Jorgensen sat on a panel Thursday night in New Orleans about green and small-scale business opportunities, where he explained how his Bangladesh bank's mirofinancing practices led to its receipt of the Nobel prize.
Jorgensen is chairman of the World Health Care Congress and serves on the advisory committee of the Grameen Bank. According to Jorgensen, Grameen makes small loans of less than $200 to low-income borrowers but doesn't demand collateral. Loans are aimed at financing self-employment projects that will lead to financial self-reliance. One of the bank's initiatives enabled tens of thousands of women, "the poorest of the poor," to become economically self-sustaining.
"Most beggars are women who are divorced or widowed or abandoned. There are no jobs for them if they lose a provider, so they go door to door begging for money," Jorgensen explained. "Then someone thought, well, since they're already going door to door, what if they took something with them they could sell? Fruit or a toy or something? The bank loaned the money for them to acquire the goods to sell, and now 100,000 former beggars are self-sufficient."

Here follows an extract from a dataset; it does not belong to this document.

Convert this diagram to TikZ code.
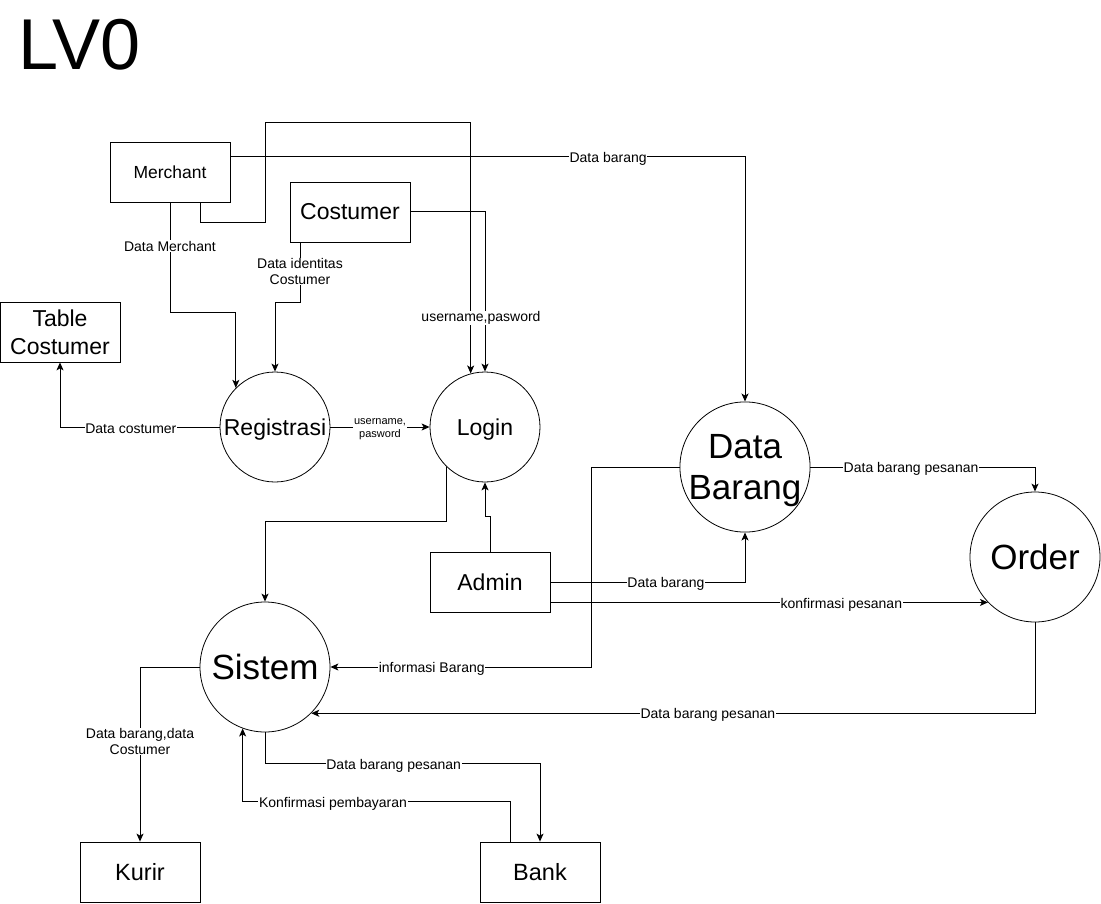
\documentclass[tikz,border=0pt]{standalone}
\usepackage{fontspec}
\setmainfont{Liberation Sans}
\usetikzlibrary{arrows.meta}

\tikzset{
  proc/.style={draw, circle, minimum size=110pt, inner sep=0pt, text depth=0pt, line width=0.8pt, font=\fontsize{23}{27}\selectfont},
  bigproc/.style={proc, minimum size=130pt, align=center, font=\fontsize{35}{41}\selectfont},
  entity/.style={draw, rectangle, minimum width=120pt, minimum height=60pt, inner sep=0pt, line width=0.8pt, align=center, font=\fontsize{23}{28}\selectfont},
  flow/.style={-{Stealth[length=8pt,width=7pt,inset=2pt]}, line width=1pt},
  lbl/.style={fill=white, inner sep=0.6pt, yshift=-2pt, align=center, font=\fontsize{14}{16}\selectfont},
  tinylbl/.style={lbl, font=\fontsize{11}{12.5}\selectfont},
}

\begin{document}
\begin{tikzpicture}[x=1pt, y=-1pt]
\useasboundingbox (0,0) rectangle (1101,904);

% title
\node[anchor=base west, inner sep=0pt, font=\fontsize{72}{80}\selectfont] (title) at (18,70) {LV0};

% external entities
\node[entity, font=\fontsize{17.5}{21}\selectfont] (mer) at (170,172) {Merchant};
\node[entity] (cos) at (350,212) {Costumer};
\node[entity] (tab) at (60,332) {Table\\Costumer};
\node[entity] (adm) at (490,582) {Admin};
\node[entity, font=\fontsize{23.5}{28}\selectfont] (kur) at (140,872) {Kurir};
\node[entity, font=\fontsize{23.5}{28}\selectfont] (bank) at (540,872) {Bank};

% processes
\node[proc] (reg) at (275,427) {Registrasi};
\node[proc] (login) at (485,427) {Login};
\node[bigproc] (db) at (745,467) {Data\\Barang};
\node[bigproc] (ord) at (1035,557) {Order};
\node[bigproc] (sis) at (265,667) {Sistem};

% flows
\draw[flow] (mer.south) -- node[lbl, pos=.38]{Data Merchant} ++(0,110) -| (reg.135);
\draw[flow] ([xshift=30pt]mer.south) -- ++(0,20) -- ++(65,0) -- ++(0,-100) -| (login.105);
\draw[flow] ([yshift=15pt]mer.east) -| node[lbl, pos=.367]{Data barang} (db.north);
\draw[flow] ([xshift=-50pt]cos.south) -- node[lbl, pos=.45]{Data identitas\\Costumer} ++(0,60) -| (reg.north);
\draw[flow] (cos.east) -| node[lbl, pos=.825, xshift=-4pt]{username,pasword} (login.north);
\draw[flow] (reg.west) -| node[lbl, pos=.278]{Data costumer} (tab.south);
\draw[flow] (reg.east) -- node[tinylbl]{username,\\pasword} (login.west);
\draw[flow] (login.-134) -- ++(0,55) -| (sis.north);
\draw[flow] (adm.north) -- ++(0,-35) -| (login.south);
\draw[flow] (adm.east) -| node[lbl, pos=.297]{Data barang} (db.south);
\draw[flow] (adm.east |- ord.-136) -- node[lbl, pos=.665]{konfirmasi pesanan} (ord.-136);
\draw[flow] (db.west) -- ++(-88,0) |- node[lbl, pos=.806]{informasi Barang} (sis.east);
\draw[flow] (db.east) -| node[lbl, pos=.224]{Data barang pesanan} (ord.north);
\draw[flow] (ord.south) |- node[lbl, pos=.726]{Data barang pesanan} (sis.-45);
\draw[flow] (sis.west) -| node[lbl, pos=.708]{Data barang,data\\Costumer} (kur.north);
\draw[flow] (sis.south) -- ++(0,31) -| node[lbl, pos=.234]{Data barang pesanan} (bank.north);
\draw[flow] ([xshift=-30pt]bank.north) -- ++(0,-40) -| node[lbl, pos=.331]{Konfirmasi pembayaran} (sis.-110);
\end{tikzpicture}
\end{document}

If the approach can work in Bangladesh, Jorgensen suggested, it can work anywhere that populations are struggling and financially dependent. The key is to provide small but targeted assistance and to help them discover the entrepreneurial potential within themselves.
David Bach, a personal finance expert and best-selling author, also sat on the panel and spoke of the new business opportunities opening up in green industries, or industries that focus on sustainability and preserving the environment.
Bach said he was inspired to write his latest book, "Go Green, Live Rich," after he and his family moved into a green building in Manhattan and began to notice improvements in their personal health.
"I honestly believe it's going to be the economic opportunity of a lifetime," Bach said of the emerging green industry. "The green industry is going to make the tech industry of the '90s look small."
The panel was held in conjunction with the annual conference of Shaklee Corp., a company that sells a range of environmentally friendly products.